Unlike most of the volunteers at the shop I don’t have many bikes. I only have two (well two and a half if you count a unicycle). However, one of mine is pretty unique and might be the only one of its kind in Omaha if not all of Nebraska. My ride is a Bullitt Cargo and it you’re wondering what a cargo bike is it’s a bike designed to haul freight. Mine is front loaded which means it has an elongated front wheelbase and a platform where the aforementioned freight goes.

I had never heard of a cargo bike until a few years ago when a friend of mind was talking about people racing them. My curiosity got the best of me so I looked them up and my first thought about seeing one was that’s pretty dumb. However, over time my thinking began to shift and eventually my disdain gave way to a desire to own one. I bought mine right before I moved to Omaha and since space in the moving truck was at a premium and a fully built bike was expensive as hell I just bought a frame (the good folks at the bike project helped me part it out and I was soon on the road after moving here).

Anyways, the thing is pretty rad and very practical. Its like the bike equivalent of a station wagon! I was commuting on it for a while and that was pretty fun. My boss lets me park in the office and the first time I did I was pretty worried I was taking advantage of his generosity since the thing has an 8’ wheel base. Lately I’ve been using it primarily as a grocery getter. I throw a cooler and the front and I’m good to go.

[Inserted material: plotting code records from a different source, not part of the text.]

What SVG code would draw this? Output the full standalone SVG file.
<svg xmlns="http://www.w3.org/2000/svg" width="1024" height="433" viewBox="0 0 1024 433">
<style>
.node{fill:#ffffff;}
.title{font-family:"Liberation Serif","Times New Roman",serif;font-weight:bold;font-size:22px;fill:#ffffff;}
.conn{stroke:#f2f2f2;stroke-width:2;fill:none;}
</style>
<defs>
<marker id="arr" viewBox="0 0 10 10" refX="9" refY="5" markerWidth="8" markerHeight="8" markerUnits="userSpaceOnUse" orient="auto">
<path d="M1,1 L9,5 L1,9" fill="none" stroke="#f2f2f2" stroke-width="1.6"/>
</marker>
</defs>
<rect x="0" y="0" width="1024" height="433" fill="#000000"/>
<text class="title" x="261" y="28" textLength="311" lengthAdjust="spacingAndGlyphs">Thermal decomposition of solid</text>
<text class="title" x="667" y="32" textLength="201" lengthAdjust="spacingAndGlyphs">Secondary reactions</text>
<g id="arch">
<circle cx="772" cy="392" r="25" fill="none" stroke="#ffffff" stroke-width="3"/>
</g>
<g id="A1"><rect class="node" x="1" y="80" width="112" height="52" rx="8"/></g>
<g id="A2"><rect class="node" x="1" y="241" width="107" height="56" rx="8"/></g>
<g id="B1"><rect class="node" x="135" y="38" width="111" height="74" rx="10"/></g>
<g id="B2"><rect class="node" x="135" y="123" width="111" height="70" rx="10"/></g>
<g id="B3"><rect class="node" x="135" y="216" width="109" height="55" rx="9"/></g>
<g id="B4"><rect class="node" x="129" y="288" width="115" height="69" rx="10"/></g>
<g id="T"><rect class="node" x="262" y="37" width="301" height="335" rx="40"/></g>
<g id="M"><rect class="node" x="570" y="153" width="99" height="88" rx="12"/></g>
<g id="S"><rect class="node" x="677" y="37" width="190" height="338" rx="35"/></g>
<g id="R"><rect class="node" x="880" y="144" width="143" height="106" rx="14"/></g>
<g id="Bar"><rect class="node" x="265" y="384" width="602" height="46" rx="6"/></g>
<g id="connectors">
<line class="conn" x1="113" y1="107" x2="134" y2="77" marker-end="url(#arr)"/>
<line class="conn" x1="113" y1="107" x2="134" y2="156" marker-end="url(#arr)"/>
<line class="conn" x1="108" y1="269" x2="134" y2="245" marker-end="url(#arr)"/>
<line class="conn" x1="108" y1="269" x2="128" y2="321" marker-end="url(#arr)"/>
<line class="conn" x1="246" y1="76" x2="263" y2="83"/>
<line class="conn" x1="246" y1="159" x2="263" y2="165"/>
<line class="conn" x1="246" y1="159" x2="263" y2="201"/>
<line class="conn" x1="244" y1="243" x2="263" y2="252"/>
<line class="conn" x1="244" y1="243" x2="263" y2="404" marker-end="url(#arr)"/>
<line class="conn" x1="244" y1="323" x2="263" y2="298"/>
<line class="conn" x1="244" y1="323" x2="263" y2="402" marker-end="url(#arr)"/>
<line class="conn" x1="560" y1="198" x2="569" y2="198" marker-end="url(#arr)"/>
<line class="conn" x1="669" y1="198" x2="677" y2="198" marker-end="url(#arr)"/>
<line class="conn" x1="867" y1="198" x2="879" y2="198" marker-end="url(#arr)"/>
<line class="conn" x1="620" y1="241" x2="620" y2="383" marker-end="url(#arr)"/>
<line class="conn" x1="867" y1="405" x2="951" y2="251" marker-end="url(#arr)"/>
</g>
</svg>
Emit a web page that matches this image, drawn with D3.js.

Is that all I’ve hauled? You know it isn’t! I took a book shelf home on it one day, and I’ve also given my wife and our precious kitty cat rides.
I’m not going to do a deep breakdown on parts because honestly that’s not my forte but there are a few things I’d like to highlight. It’s geared to be an eight speed which is plenty of range. Even unloaded this thing weighs a ton (54 pounds!) and going up hills separates the men from the boys. I’ve also got a sweet removable box on the front I fill with stuff. Lastly, there’s the air horn because why ring a bell when you can deafen someone?
If you haven’t figured it out by now it’s a pretty sweet bike. Practical, fun to ride, and starts a lot of conversations. More often than not it’s parked in front of the shop Saturday afternoons so stop by and take a peek.